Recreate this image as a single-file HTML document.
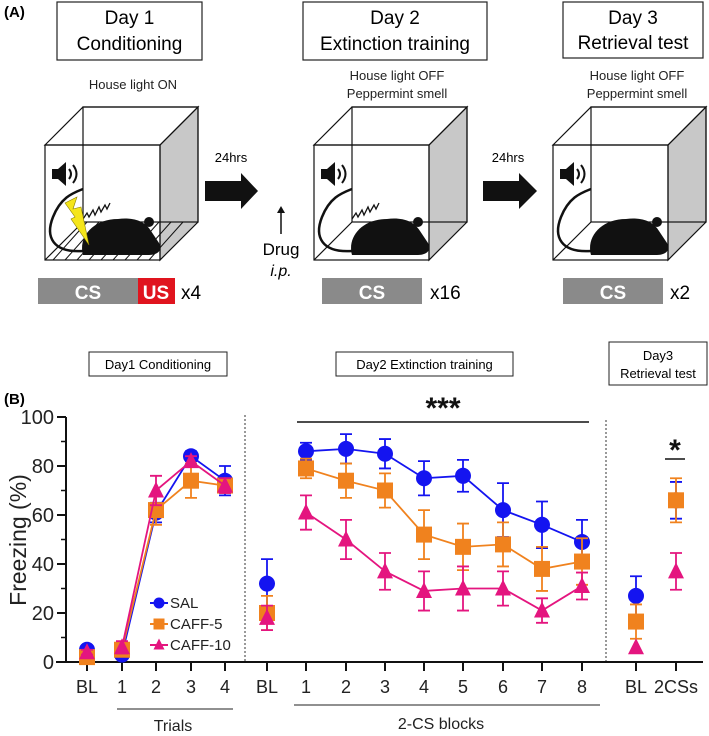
---
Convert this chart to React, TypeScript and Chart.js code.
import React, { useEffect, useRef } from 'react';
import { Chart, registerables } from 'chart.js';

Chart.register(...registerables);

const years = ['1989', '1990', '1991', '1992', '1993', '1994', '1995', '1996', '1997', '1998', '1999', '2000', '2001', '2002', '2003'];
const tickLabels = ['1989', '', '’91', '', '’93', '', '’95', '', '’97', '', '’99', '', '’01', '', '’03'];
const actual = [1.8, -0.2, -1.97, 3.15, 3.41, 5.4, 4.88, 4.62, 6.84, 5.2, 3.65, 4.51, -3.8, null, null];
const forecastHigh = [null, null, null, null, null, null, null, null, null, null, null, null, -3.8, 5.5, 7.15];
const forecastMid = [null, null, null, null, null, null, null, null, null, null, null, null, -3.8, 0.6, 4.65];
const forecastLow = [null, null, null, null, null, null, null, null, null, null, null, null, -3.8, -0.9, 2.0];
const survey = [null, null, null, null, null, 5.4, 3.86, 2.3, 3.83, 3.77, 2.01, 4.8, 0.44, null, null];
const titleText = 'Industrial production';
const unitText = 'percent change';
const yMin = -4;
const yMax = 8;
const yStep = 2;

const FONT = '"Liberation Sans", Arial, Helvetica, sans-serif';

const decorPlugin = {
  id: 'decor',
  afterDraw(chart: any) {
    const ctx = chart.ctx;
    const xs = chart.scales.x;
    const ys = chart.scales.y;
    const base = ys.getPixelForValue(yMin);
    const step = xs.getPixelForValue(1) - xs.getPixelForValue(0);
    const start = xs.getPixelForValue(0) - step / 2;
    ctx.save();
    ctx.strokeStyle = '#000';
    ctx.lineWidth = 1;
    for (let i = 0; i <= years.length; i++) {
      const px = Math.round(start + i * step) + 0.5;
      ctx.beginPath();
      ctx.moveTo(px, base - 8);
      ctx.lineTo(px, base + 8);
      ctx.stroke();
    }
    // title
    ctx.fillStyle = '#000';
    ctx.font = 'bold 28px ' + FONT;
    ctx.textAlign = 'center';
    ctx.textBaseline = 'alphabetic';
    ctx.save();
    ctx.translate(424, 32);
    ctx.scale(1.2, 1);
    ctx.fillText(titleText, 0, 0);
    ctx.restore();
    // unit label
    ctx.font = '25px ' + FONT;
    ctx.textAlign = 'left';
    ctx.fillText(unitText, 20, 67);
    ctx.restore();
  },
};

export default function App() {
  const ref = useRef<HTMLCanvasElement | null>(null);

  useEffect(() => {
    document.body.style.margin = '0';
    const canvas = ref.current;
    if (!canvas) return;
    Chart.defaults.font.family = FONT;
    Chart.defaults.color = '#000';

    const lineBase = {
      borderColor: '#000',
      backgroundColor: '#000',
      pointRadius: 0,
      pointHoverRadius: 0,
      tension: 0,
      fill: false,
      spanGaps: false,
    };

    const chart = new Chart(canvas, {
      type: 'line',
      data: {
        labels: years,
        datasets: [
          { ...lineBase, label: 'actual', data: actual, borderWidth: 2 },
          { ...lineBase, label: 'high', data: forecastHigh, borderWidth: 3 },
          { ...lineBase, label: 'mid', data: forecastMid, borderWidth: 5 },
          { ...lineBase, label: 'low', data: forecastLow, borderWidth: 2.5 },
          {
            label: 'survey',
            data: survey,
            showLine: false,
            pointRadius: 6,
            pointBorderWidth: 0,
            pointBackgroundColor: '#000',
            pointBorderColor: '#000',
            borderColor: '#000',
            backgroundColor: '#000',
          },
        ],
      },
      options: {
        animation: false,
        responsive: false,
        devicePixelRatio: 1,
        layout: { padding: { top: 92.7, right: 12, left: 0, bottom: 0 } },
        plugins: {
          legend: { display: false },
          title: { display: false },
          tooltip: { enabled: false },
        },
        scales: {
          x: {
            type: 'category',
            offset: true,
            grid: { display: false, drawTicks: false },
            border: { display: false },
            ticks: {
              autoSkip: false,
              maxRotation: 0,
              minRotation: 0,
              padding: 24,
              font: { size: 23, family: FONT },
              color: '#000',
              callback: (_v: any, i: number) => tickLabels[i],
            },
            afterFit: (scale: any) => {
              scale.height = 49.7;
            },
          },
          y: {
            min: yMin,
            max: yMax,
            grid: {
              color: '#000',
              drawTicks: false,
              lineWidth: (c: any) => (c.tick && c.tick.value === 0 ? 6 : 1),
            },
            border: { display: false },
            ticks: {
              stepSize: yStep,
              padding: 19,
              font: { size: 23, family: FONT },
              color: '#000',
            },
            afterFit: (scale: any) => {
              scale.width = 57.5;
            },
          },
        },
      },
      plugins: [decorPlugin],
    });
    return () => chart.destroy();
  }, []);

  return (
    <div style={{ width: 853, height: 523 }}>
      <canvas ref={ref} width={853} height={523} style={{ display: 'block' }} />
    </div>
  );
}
---
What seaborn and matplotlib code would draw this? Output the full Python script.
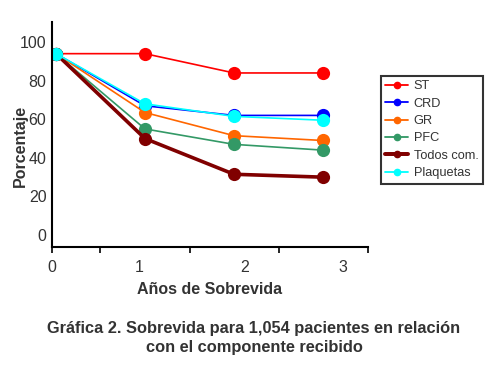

• Job
Please print exactly, and only, the lines from the line with "Convert this chart" to the line with "Arial, Helvetica, sans-serif';", both included.

• Answer for this exercise
Convert this chart to React, TypeScript and Chart.js code.
import React, { useEffect, useRef } from 'react';
import { Chart, registerables } from 'chart.js';

Chart.register(...registerables);

const years = ['1989', '1990', '1991', '1992', '1993', '1994', '1995', '1996', '1997', '1998', '1999', '2000', '2001', '2002', '2003'];
const tickLabels = ['1989', '', '’91', '', '’93', '', '’95', '', '’97', '', '’99', '', '’01', '', '’03'];
const actual = [1.8, -0.2, -1.97, 3.15, 3.41, 5.4, 4.88, 4.62, 6.84, 5.2, 3.65, 4.51, -3.8, null, null];
const forecastHigh = [null, null, null, null, null, null, null, null, null, null, null, null, -3.8, 5.5, 7.15];
const forecastMid = [null, null, null, null, null, null, null, null, null, null, null, null, -3.8, 0.6, 4.65];
const forecastLow = [null, null, null, null, null, null, null, null, null, null, null, null, -3.8, -0.9, 2.0];
const survey = [null, null, null, null, null, 5.4, 3.86, 2.3, 3.83, 3.77, 2.01, 4.8, 0.44, null, null];
const titleText = 'Industrial production';
const unitText = 'percent change';
const yMin = -4;
const yMax = 8;
const yStep = 2;

const FONT = '"Liberation Sans", Arial, Helvetica, sans-serif';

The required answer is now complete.